◆ **WHAT YOU NEED TO DO**: Where does the string "this" appear in the records? Copy every line that contains it.

◆ **PROVIDED INFORMATION**:
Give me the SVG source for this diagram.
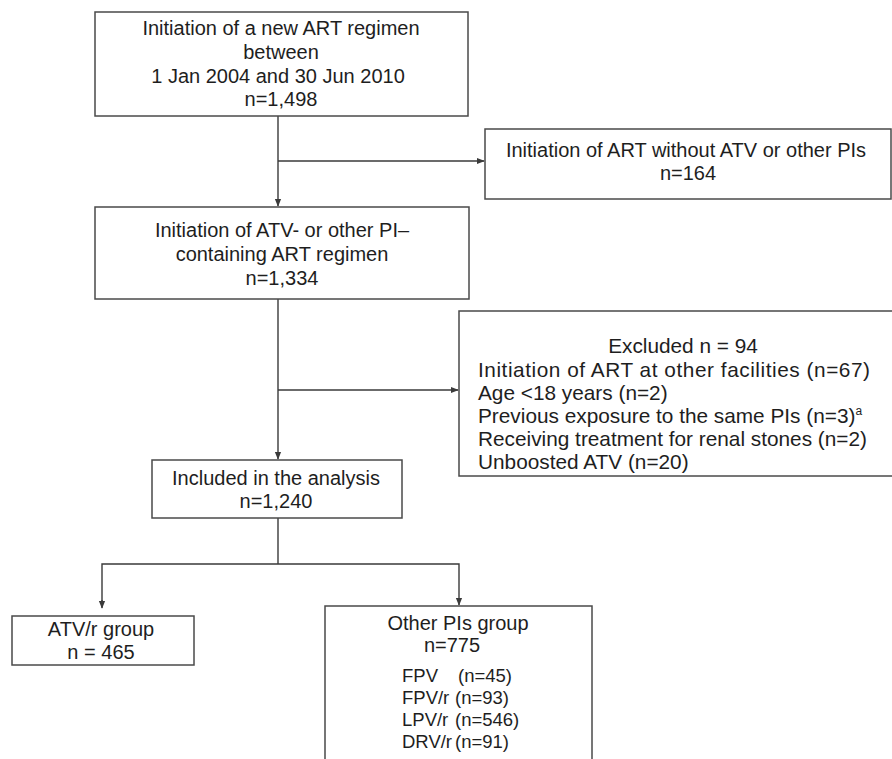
<svg xmlns="http://www.w3.org/2000/svg" width="892" height="759" viewBox="0 0 892 759">
<defs>
<style>
.box{fill:#fff;stroke:#4a4a4a;stroke-width:1.5}
.t{font-family:"Liberation Sans",Arial,sans-serif;font-size:20px;fill:#1e1e1e}
.c{text-anchor:middle}
.e{font-size:20.8px}
.s{font-size:18.5px}
.ln{fill:none;stroke:#3a3a3a;stroke-width:1.4}
</style>
<marker id="ah" viewBox="0 0 10 10" refX="9" refY="5" markerWidth="8" markerHeight="8" markerUnits="userSpaceOnUse" orient="auto">
<path d="M0,1 L10,5 L0,9 Z" fill="#3a3a3a"/>
</marker>
</defs>
<rect width="892" height="759" fill="#fff"/>
<g id="connectors">
<line class="ln" x1="278" y1="116" x2="278" y2="206" marker-end="url(#ah)"/>
<line class="ln" x1="278" y1="161" x2="484" y2="161" marker-end="url(#ah)"/>
<line class="ln" x1="278" y1="299" x2="278" y2="459" marker-end="url(#ah)"/>
<line class="ln" x1="278" y1="390" x2="458" y2="390" marker-end="url(#ah)"/>
<polyline class="ln" points="278,518 278,564"/>
<polyline class="ln" points="102,607 102,564 459,564 459,605" marker-end="url(#ah)"/>
<line class="ln" x1="102" y1="600" x2="102" y2="608" marker-end="url(#ah)"/>
</g>
<g id="n1">
<rect class="box" x="95" y="12" width="373" height="104"/>
<text class="t c" x="281" y="35">Initiation of a new ART regimen</text>
<text class="t c" x="281" y="59">between</text>
<text class="t c" x="278" y="83">1 Jan 2004 and 30 Jun 2010</text>
<text class="t c" x="281" y="106">n=1,498</text>
</g>
<g id="n2">
<rect class="box" x="485" y="129" width="406" height="70"/>
<text class="t c" x="686" y="157">Initiation of ART without ATV or other PIs</text>
<text class="t c" x="688" y="180">n=164</text>
</g>
<g id="n3">
<rect class="box" x="95" y="207" width="374" height="92"/>
<text class="t c" x="282" y="237">Initiation of ATV- or other PI–</text>
<text class="t c" x="282" y="261">containing ART regimen</text>
<text class="t c" x="282" y="285">n=1,334</text>
</g>
<g id="n4">
<rect class="box" x="459" y="311" width="450" height="165"/>
<text class="t e c" x="683" y="353">Excluded n = 94</text>
<text class="t e" x="478" y="377" textLength="392" lengthAdjust="spacing">Initiation of ART at other facilities (n=67)</text>
<text class="t e" x="478" y="400">Age &lt;18 years  (n=2)</text>
<text class="t e" x="478" y="423">Previous exposure to the same PIs (n=3)<tspan font-size="12" dy="-8">a</tspan></text>
<text class="t e" x="478" y="446">Receiving treatment for renal stones (n=2)</text>
<text class="t e" x="478" y="469">Unboosted ATV (n=20)</text>
</g>
<g id="n5">
<rect class="box" x="152" y="460" width="250" height="58"/>
<text class="t c" x="276" y="485">Included in the analysis</text>
<text class="t c" x="276" y="508">n=1,240</text>
</g>
<g id="n6">
<rect class="box" x="12" y="616" width="182" height="49"/>
<text class="t c" x="101" y="636">ATV/r group</text>
<text class="t c" x="101" y="659">n = 465</text>
</g>
<g id="n7">
<rect class="box" x="325" y="606" width="267" height="170"/>
<text class="t c" x="458" y="630">Other PIs group</text>
<text class="t c" x="452" y="652">n=775</text>
<text class="t s" x="402" y="682">FPV</text><text class="t s" x="458" y="682">(n=45)</text>
<text class="t s" x="402" y="704">FPV/r</text><text class="t s" x="455" y="704">(n=93)</text>
<text class="t s" x="402" y="726">LPV/r</text><text class="t s" x="455" y="726">(n=546)</text>
<text class="t s" x="402" y="748">DRV/r</text><text class="t s" x="455" y="748">(n=91)</text>
</g>
</svg>
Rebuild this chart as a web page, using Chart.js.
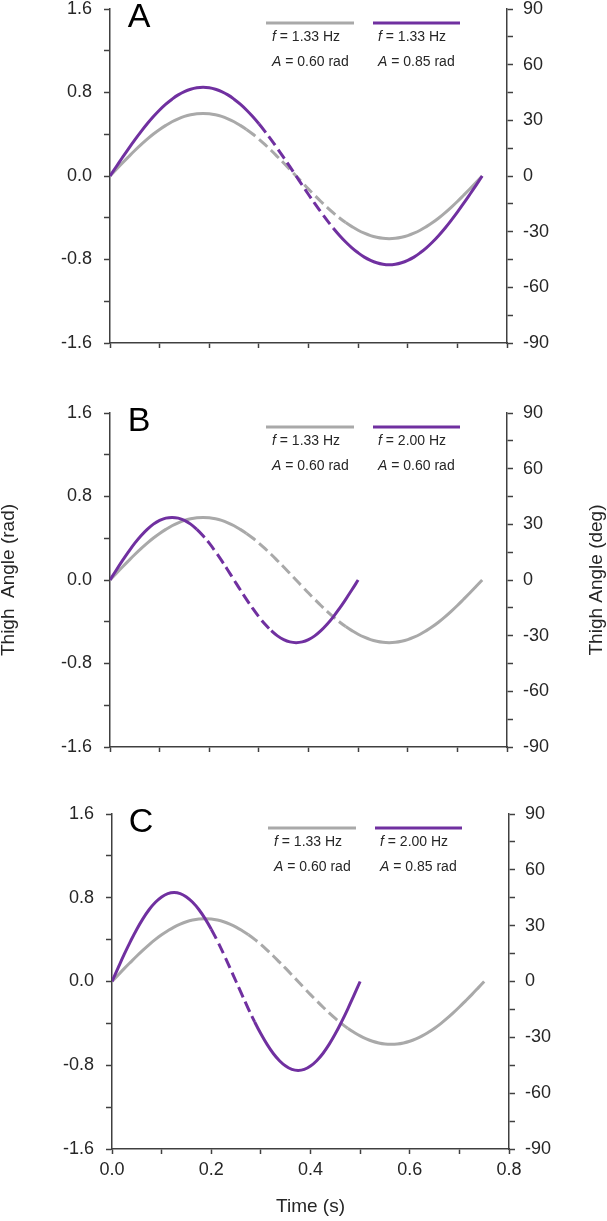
<!DOCTYPE html>
<html>
<head>
<meta charset="utf-8">
<script src="https://cdn.jsdelivr.net/npm/chart.js@4.4.0/dist/chart.umd.min.js"></script>
<style>
  html, body { margin: 0; padding: 0; background: #ffffff; }
  body { width: 607px; height: 1221px; position: relative; overflow: hidden; }
  .panel { position: absolute; left: 0; width: 607px; }
</style>
</head>
<body>
<div class="panel" style="top:-21px;height:394px"><canvas id="cA"></canvas></div>
<div class="panel" style="top:383px;height:394px"><canvas id="cB"></canvas></div>
<div class="panel" style="top:784px;height:437px"><canvas id="cC"></canvas></div>
<script>
// ---------------- data ----------------
const timeSlow = [0, 0.0125, 0.025, 0.0375, 0.05, 0.0625, 0.075, 0.0875, 0.1, 0.1125, 0.125, 0.1375, 0.15, 0.1625, 0.175, 0.1875,
                  0.2, 0.2125, 0.225, 0.2375, 0.25, 0.2625, 0.275, 0.2875, 0.3, 0.3125, 0.325, 0.3375, 0.35, 0.3625, 0.375,
                  0.3875, 0.4, 0.4125, 0.425, 0.4375, 0.45, 0.4625, 0.475, 0.4875, 0.5, 0.5125, 0.525, 0.5375, 0.55, 0.5625,
                  0.575, 0.5875, 0.6, 0.6125, 0.625, 0.6375, 0.65, 0.6625, 0.675, 0.6875, 0.7, 0.7125, 0.725, 0.7375, 0.75];
const timeFast = [0, 0.0125, 0.025, 0.0375, 0.05, 0.0625, 0.075, 0.0875, 0.1, 0.1125, 0.125,
                  0.1375, 0.15, 0.1625, 0.175, 0.1875, 0.2, 0.2125, 0.225, 0.2375, 0.25,
                  0.2625, 0.275, 0.2875, 0.3, 0.3125, 0.325, 0.3375, 0.35, 0.3625, 0.375,
                  0.3875, 0.4, 0.4125, 0.425, 0.4375, 0.45, 0.4625, 0.475, 0.4875, 0.5];

// reference gait: f = 1.33 Hz, A = 0.60 rad (grey, all panels)
const thighRef = [0, 0.063, 0.125, 0.185, 0.244, 0.300, 0.353, 0.402, 0.446, 0.485, 0.520, 0.548, 0.571, 0.587, 0.597, 0.600,
                  0.597, 0.587, 0.571, 0.548, 0.520, 0.485, 0.446, 0.402, 0.353, 0.300, 0.244, 0.185, 0.125, 0.063, 0,
                  -0.063, -0.125, -0.185, -0.244, -0.300, -0.353, -0.402, -0.446, -0.485, -0.520, -0.548, -0.571, -0.587, -0.597, -0.600,
                  -0.597, -0.587, -0.571, -0.548, -0.520, -0.485, -0.446, -0.402, -0.353, -0.300, -0.244, -0.185, -0.125, -0.063, 0];
// panel A: f = 1.33 Hz, A = 0.85 rad
const thighA = [0, 0.089, 0.177, 0.263, 0.346, 0.425, 0.500, 0.569, 0.632, 0.688, 0.736, 0.777, 0.808, 0.831, 0.845, 0.850,
                0.845, 0.831, 0.808, 0.777, 0.736, 0.688, 0.632, 0.569, 0.500, 0.425, 0.346, 0.263, 0.177, 0.089, 0,
                -0.089, -0.177, -0.263, -0.346, -0.425, -0.500, -0.569, -0.632, -0.688, -0.736, -0.777, -0.808, -0.831, -0.845, -0.850,
                -0.845, -0.831, -0.808, -0.777, -0.736, -0.688, -0.632, -0.569, -0.500, -0.425, -0.346, -0.263, -0.177, -0.089, 0];
// panel B: f = 2.00 Hz, A = 0.60 rad
const thighB = [0, 0.094, 0.185, 0.272, 0.353, 0.424, 0.485, 0.535, 0.571, 0.593, 0.600,
                0.593, 0.571, 0.535, 0.485, 0.424, 0.353, 0.272, 0.185, 0.094, 0,
                -0.094, -0.185, -0.272, -0.353, -0.424, -0.485, -0.535, -0.571, -0.593, -0.600,
                -0.593, -0.571, -0.535, -0.485, -0.424, -0.353, -0.272, -0.185, -0.094, 0];
// panel C: f = 2.00 Hz, A = 0.85 rad
const thighC = [0, 0.133, 0.263, 0.386, 0.500, 0.601, 0.688, 0.757, 0.808, 0.840, 0.850,
                0.840, 0.808, 0.757, 0.688, 0.601, 0.500, 0.386, 0.263, 0.133, 0,
                -0.133, -0.263, -0.386, -0.500, -0.601, -0.688, -0.757, -0.808, -0.840, -0.850,
                -0.840, -0.808, -0.757, -0.688, -0.601, -0.500, -0.386, -0.263, -0.133, 0];

// dashed (transition) intervals, seconds
const dashRef = [0.275, 0.475];
const dashA = [0.3, 0.45];
const dashB = [0.175, 0.325];
const dashC = [0.2, 0.2875];

const panelLetters = ['A', 'B', 'C'];
const refFreqLabel = '1.33 Hz';
const refAmpLabel = '0.60 rad';
const testFreqLabels = ['1.33 Hz', '2.00 Hz', '2.00 Hz'];
const testAmpLabels = ['0.85 rad', '0.60 rad', '0.85 rad'];

const xTickLabels = ['0.0', '0.2', '0.4', '0.6', '0.8'];
const radTickLabels = ['-1.6', '-0.8', '0.0', '0.8', '1.6'];
const degTickLabels = ['-90', '-60', '-30', '0', '30', '60', '90'];

// ---------------- styling ----------------
const GRAY = '#a9a9a9';
const PURPLE = '#7030a0';
const AXIS = '#404040';
const TXT = '#262626';
const FONT = 'Arial, "Liberation Sans", sans-serif';

function pts(xs, ys) { return xs.map((x, i) => ({ x: x, y: ys[i] })); }
function pick(labels) {
  return function (v) {
    const s = labels.find(l => Math.abs(parseFloat(l) - v) < 1e-6);
    return s === undefined ? '' : s;
  };
}
function dashSeg(range) {
  return {
    borderDash: ctx => (ctx.p0.parsed.x >= range[0] - 1e-9 && ctx.p1.parsed.x <= range[1] + 1e-9) ? [11, 5] : undefined
  };
}

const overlay = {
  id: 'overlay',
  afterDraw(chart, args, o) {
    const { ctx, chartArea: ca } = chart;
    ctx.save();
    // panel letter
    ctx.fillStyle = '#000';
    ctx.font = '34px ' + FONT;
    ctx.textAlign = 'center';
    ctx.textBaseline = 'alphabetic';
    ctx.fillText(o.letter, ca.left + 29, ca.top + 18);
    // legend
    const items = [
      { color: GRAY, x0: 156, x1: 244, tx: 162, f: refFreqLabel, a: refAmpLabel },
      { color: PURPLE, x0: 263, x1: 350, tx: 268, f: o.freq, a: o.amp }
    ];
    items.forEach(it => {
      ctx.strokeStyle = it.color;
      ctx.lineWidth = 3;
      ctx.beginPath();
      ctx.moveTo(ca.left + it.x0, ca.top + 14);
      ctx.lineTo(ca.left + it.x1, ca.top + 14);
      ctx.stroke();
      ctx.fillStyle = TXT;
      ctx.textAlign = 'left';
      ctx.textBaseline = 'middle';
      const rows = [['f', ' = ' + it.f, 28], ['A', ' = ' + it.a, 53]];
      rows.forEach(r => {
        const x = ca.left + it.tx, y = ca.top + r[2];
        ctx.font = 'italic 14px ' + FONT;
        ctx.fillText(r[0], x, y);
        const w = ctx.measureText(r[0]).width;
        ctx.font = '14px ' + FONT;
        ctx.fillText(r[1], x + w, y);
      });
    });
    // axis titles (middle panel only)
    if (o.titles) {
      ctx.fillStyle = TXT;
      ctx.font = '19px ' + FONT;
      ctx.textAlign = 'center';
      ctx.textBaseline = 'middle';
      const cy = (ca.top + ca.bottom) / 2;
      ctx.save();
      ctx.translate(9, cy);
      ctx.rotate(-Math.PI / 2);
      ctx.fillText('Thigh  Angle (rad)', 0, 0);
      ctx.restore();
      ctx.save();
      ctx.translate(597, cy);
      ctx.rotate(-Math.PI / 2);
      ctx.fillText('Thigh Angle (deg)', 0, 0);
      ctx.restore();
    }
    ctx.restore();
  }
};

function makePanel(id, idx, tTest, yTest, dTest, showX, xH, leftW, rightW) {
  const tickFont = { family: FONT, size: 18 };
  return new Chart(document.getElementById(id), {
    type: 'line',
    data: {
      datasets: [
        { data: pts(tTest, yTest), borderColor: PURPLE, borderWidth: 3, order: 0, segment: dashSeg(dTest) },
        { data: pts(timeSlow, thighRef), borderColor: GRAY, borderWidth: 3, order: 1, segment: dashSeg(dashRef) }
      ]
    },
    options: {
      responsive: true,
      maintainAspectRatio: false,
      animation: false,
      events: [],
      layout: { padding: { top: 30, left: 0, right: 0, bottom: 0 } },
      elements: { point: { radius: 0 }, line: { tension: 0.4, fill: false, borderCapStyle: 'butt' } },
      plugins: {
        legend: { display: false },
        tooltip: { enabled: false },
        overlay: { letter: panelLetters[idx], freq: testFreqLabels[idx], amp: testAmpLabels[idx], titles: idx === 1 }
      },
      scales: {
        x: {
          type: 'linear', min: 0, max: 0.8,
          ticks: { stepSize: 0.1, display: showX, autoSkip: false, maxRotation: 0, padding: 5, color: TXT, font: tickFont, callback: pick(xTickLabels) },
          grid: { display: true, drawOnChartArea: false, drawTicks: true, tickLength: 5, tickColor: AXIS, tickWidth: 1.5 },
          border: { display: true, color: AXIS, width: 1.5 },
          title: { display: showX, text: 'Time (s)', color: TXT, font: { family: FONT, size: 19 }, padding: { top: 0, bottom: 3 } },
          afterFit: s => { s.height = xH; }
        },
        y: {
          position: 'left', min: -1.6, max: 1.6,
          ticks: { stepSize: 0.4, autoSkip: false, padding: 12, color: TXT, font: tickFont, callback: pick(radTickLabels) },
          grid: { display: true, drawOnChartArea: false, drawTicks: true, tickLength: 6, tickColor: AXIS, tickWidth: 1.5 },
          border: { display: true, color: AXIS, width: 1.5 },
          afterFit: s => { s.width = leftW; }
        },
        y2: {
          position: 'right', min: -90, max: 90,
          ticks: { stepSize: 15, autoSkip: false, padding: 10, color: TXT, font: tickFont, callback: pick(degTickLabels) },
          grid: { display: true, drawOnChartArea: false, drawTicks: true, tickLength: 6, tickColor: AXIS, tickWidth: 1.5 },
          border: { display: true, color: AXIS, width: 1.5 },
          afterFit: s => { s.width = rightW; }
        }
      }
    },
    plugins: [overlay]
  });
}

makePanel('cA', 0, timeSlow, thighA, dashA, false, 30, 110, 100);
makePanel('cB', 1, timeFast, thighB, dashB, false, 30, 110, 100);
makePanel('cC', 2, timeFast, thighC, dashC, true, 72, 112, 98);
</script>
</body>
</html>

◆ **TASK SOLUTION**:
Give me the SVG source for this diagram.
Rebuild this chart as a web page, using Chart.js.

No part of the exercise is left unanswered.